Justin Wohlstadter has done this before - the human way. At Wonder (AskWonder), he scaled thousands of analysts delivering on-demand research for firms like McKinsey. Before that he led product design at Divide, which Google acquired, and co-founded Boldstart Ventures, with a Harvard and Oxford education in the rearview. He has spent a career on a single question: how do you give a non-expert the powers of an expert, fast?
Generative AI gave him a new answer. With Jesse Rogers - Head of Engineering and a Wonder alum - leading the build, the bet was simple and unfashionable: don't replace the strategist, codify them. Take the judgment calls strategists live by, turn them into 50-plus structured workflows, wire in the best data sources, and let agents run the parts that were never the point.
"For Justin, Waldo is the continuation of a decade-long mission to empower knowledge workers."
50+ prebuilt agentic workflows: brand audits, competitive research, trend analysis, audience analysis, briefs, and POVs.
Proprietary integrations across social platforms, ad libraries, and syndicated research - the paid and public sources strategists trust.
Strategy Agent and Brief Agent copilots guide teams through research, briefs, and points of view - then alert you when the ground moves.
Justin Wohlstadter starts Waldo in New Orleans' Warehouse District - a few blocks from jazz clubs, a long way from Sand Hill Road.
Boldstart Ventures leads the earliest round, betting on AI-native strategy before "agentic" was a buzzword.
Havas, IPG, Omnicom, Accenture and Golin sign on; brands like Conair, Kettle & Fire and LG start grounding decisions in Waldo's briefs.
Footwork leads, with Boldstart doubling down alongside Alt Capital, Sunflower Capital, and The New Normal Fund.
Proactive dashboards, the Strategy and Brief Agents, and intelligent alerts for audience shifts, competitor moves, and breaking news.
The argument Waldo makes is fundamentally about time. Here is the claim it lives or dies on - the same brand research cycle, before and after the agents show up. (Directional, but it's the whole point.)
// illustrative - "weeks" vs "minutes" as told by Waldo
"Better briefs, faster pitches, sharper insights."
Here is the part that's hard to fake.

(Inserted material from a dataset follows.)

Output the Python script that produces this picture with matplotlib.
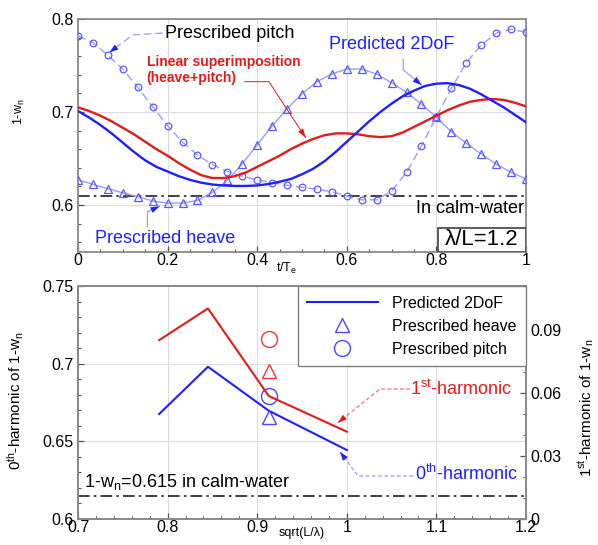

The customers Waldo points to are not scrappy DTC experiments - they are the agencies that invented the slow process Waldo is trying to delete, plus the brands that pay them. When the people whose job you're automating become your customers, that's a kind of proof.
"Waldo's AI helps ground our marketing decisions in real consumer behavior. We're able to move faster."
Backing the customers is a venture roster that reads like a checklist of people who watch this market closely: Footwork leading the Series A, Boldstart Ventures doubling down on a bet it made early, with Alt Capital, Sunflower Capital, and The New Normal Fund alongside.
Strip away the agents and the dashboards and Waldo is chasing the same thing Wohlstadter chased at Wonder: make it easy for non-strategists to collaborate in ways that weren't possible before. The point was never to fire the strategist. It was to hand everyone in the room the research firepower that used to belong to a specialized few - and to free the specialists to do the thinking only humans do.
There's a quiet irony in the name. "Where's Waldo?" is a game about searching a crowded page for one small figure who's deliberately hard to find. Waldo the company flips it: the insight is the thing hiding in the crowd, and the product's whole job is to put its finger on it before you knew to look.
"Strategy-grade AI - designed with the workflows and judgment calls that agency strategists live by."
Every brand now lives in a feed that updates faster than any team can read it. The winners won't be the ones with the most analysts; they'll be the ones who notice first. An always-on engine that watches your brand, your category, and your audience while you sleep stops being a luxury and starts being table stakes. That's the world Waldo is building toward - and the reason a 27-person company in New Orleans has Omnicom on speed dial.
So back to that strategist, Friday's pitch looming. She doesn't open a blank deck and brace for a two-week sprint anymore. She opens Waldo, reads what already found her, and spends her morning on the part that was always the point - the idea. The crowd is still loud. The figure is still small. But now something is doing the looking for her.
Profile compiled from public sources including waldo.fyi, Boldstart Ventures, NOLA.com, The Advocate, Crunchbase and PitchBook. Figures such as funding, team size and the "weeks-to-minutes" comparison are as reported by the company and press; treat the chart as directional. Founding year approximate.